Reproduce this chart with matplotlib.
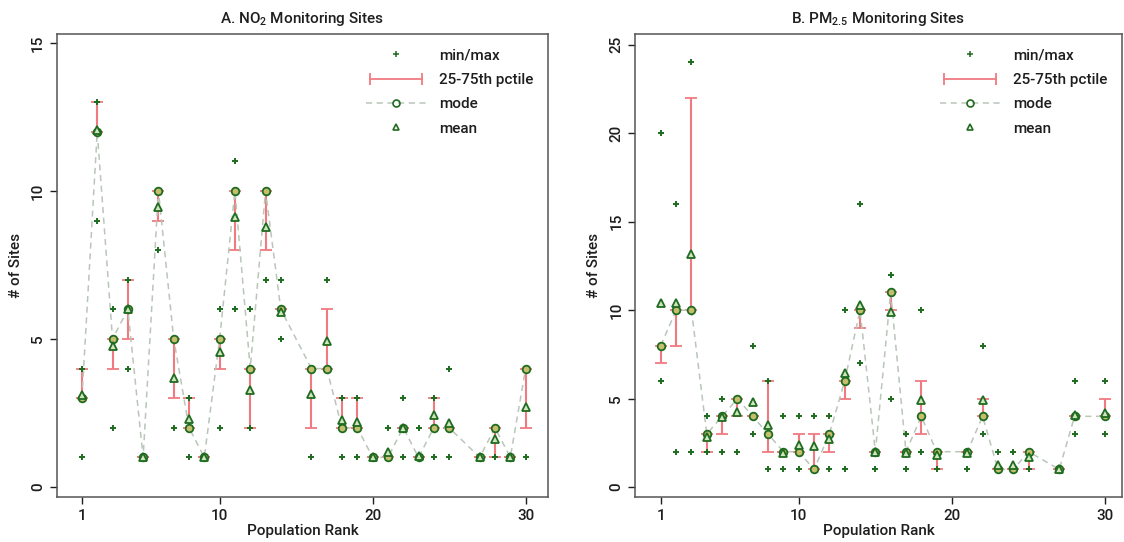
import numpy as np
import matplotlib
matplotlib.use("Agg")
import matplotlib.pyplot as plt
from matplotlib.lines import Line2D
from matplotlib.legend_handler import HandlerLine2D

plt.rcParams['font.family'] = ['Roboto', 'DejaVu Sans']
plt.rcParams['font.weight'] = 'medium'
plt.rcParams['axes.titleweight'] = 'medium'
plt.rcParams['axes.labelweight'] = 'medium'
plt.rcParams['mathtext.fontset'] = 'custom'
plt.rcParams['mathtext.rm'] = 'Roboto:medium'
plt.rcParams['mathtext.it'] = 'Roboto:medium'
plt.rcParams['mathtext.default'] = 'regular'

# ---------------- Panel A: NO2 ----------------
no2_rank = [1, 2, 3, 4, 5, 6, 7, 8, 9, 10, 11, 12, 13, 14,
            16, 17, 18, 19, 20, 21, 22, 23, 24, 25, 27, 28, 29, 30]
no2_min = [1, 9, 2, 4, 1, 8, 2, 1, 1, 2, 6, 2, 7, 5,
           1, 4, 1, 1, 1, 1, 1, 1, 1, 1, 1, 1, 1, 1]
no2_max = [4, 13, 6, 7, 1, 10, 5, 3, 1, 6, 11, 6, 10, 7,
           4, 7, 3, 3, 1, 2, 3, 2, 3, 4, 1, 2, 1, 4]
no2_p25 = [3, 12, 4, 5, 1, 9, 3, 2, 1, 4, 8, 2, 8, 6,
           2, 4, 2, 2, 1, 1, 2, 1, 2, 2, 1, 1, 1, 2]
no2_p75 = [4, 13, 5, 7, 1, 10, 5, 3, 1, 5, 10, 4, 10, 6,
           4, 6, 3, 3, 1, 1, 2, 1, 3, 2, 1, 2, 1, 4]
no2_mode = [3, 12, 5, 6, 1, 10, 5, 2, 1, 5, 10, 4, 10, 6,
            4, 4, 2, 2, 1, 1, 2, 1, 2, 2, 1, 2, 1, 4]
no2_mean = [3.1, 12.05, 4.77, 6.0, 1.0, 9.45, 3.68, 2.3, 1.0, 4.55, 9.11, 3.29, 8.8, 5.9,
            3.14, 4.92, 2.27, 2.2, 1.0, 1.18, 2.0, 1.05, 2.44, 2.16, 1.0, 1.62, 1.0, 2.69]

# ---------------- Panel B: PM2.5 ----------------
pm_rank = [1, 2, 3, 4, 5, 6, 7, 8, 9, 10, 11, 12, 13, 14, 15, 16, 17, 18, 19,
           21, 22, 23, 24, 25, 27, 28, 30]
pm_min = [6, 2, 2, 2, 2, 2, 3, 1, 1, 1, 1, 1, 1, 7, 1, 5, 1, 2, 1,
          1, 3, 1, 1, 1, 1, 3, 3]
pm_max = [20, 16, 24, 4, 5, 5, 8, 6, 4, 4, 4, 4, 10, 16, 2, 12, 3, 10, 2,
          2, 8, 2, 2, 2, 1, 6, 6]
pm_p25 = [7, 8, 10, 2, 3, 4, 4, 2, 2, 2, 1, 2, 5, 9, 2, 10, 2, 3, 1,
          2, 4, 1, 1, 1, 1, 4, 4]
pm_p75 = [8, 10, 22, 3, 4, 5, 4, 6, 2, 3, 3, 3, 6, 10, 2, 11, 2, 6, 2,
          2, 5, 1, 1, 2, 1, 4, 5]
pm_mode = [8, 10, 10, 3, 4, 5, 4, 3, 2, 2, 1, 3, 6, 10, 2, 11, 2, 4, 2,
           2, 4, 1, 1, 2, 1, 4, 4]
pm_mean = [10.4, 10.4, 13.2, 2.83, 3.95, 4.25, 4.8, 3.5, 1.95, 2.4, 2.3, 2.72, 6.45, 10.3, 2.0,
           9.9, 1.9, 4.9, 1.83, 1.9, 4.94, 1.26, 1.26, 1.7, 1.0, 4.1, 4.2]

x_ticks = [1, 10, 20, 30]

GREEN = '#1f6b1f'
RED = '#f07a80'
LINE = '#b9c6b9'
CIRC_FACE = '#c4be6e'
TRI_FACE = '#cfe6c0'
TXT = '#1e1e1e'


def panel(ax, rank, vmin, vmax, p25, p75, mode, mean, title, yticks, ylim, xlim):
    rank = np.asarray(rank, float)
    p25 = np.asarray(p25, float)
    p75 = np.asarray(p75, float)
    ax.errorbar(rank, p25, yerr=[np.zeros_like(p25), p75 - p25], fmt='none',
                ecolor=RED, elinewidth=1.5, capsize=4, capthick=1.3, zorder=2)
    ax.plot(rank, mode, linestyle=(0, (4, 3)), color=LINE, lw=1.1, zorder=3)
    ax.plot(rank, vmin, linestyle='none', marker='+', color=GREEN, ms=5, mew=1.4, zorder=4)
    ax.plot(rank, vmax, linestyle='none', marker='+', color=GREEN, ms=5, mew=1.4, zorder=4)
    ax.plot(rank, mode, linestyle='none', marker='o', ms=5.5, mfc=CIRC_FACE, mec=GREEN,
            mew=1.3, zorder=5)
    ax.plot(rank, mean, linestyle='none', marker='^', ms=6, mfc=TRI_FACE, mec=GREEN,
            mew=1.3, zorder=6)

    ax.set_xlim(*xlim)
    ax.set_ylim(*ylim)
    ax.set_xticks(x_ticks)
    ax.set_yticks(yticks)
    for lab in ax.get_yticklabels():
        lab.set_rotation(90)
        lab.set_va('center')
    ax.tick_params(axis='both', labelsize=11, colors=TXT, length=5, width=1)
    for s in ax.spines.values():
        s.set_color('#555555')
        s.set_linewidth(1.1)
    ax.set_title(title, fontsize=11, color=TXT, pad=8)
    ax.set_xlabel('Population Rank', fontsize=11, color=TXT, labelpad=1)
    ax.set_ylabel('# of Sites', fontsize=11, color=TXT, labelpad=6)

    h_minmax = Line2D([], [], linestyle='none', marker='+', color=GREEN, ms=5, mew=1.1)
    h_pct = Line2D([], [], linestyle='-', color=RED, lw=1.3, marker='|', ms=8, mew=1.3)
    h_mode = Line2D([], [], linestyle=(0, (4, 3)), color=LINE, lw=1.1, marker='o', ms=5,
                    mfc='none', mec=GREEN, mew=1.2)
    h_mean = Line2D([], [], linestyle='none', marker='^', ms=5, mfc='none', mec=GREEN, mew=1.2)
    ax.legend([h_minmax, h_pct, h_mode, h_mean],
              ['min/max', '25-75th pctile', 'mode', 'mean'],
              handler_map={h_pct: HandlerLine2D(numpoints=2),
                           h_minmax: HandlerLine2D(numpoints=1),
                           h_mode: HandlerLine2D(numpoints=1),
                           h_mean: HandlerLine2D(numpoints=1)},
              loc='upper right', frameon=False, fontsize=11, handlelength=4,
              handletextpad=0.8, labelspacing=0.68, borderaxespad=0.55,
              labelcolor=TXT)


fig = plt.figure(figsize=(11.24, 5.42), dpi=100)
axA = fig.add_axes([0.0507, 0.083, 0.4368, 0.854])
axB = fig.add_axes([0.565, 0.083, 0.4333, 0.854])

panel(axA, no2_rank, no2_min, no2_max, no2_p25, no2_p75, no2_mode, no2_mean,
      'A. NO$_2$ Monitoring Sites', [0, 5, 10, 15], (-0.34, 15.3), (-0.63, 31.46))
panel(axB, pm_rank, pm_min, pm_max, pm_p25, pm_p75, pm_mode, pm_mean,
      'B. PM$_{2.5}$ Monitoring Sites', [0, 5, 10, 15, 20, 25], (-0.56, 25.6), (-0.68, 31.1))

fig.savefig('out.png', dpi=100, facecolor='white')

▶ [What you are asked to do]
Give again, word for word, every line from the top of the data above to the line holding "plt.rcParams['mathtext.default'] = 'regular'", inclusive, with the pictures left out.

▶ [Problem solution]
Reproduce this chart with matplotlib.
import numpy as np
import matplotlib
matplotlib.use("Agg")
import matplotlib.pyplot as plt
from matplotlib.lines import Line2D
from matplotlib.legend_handler import HandlerLine2D

plt.rcParams['font.family'] = ['Roboto', 'DejaVu Sans']
plt.rcParams['font.weight'] = 'medium'
plt.rcParams['axes.titleweight'] = 'medium'
plt.rcParams['axes.labelweight'] = 'medium'
plt.rcParams['mathtext.fontset'] = 'custom'
plt.rcParams['mathtext.rm'] = 'Roboto:medium'
plt.rcParams['mathtext.it'] = 'Roboto:medium'
plt.rcParams['mathtext.default'] = 'regular'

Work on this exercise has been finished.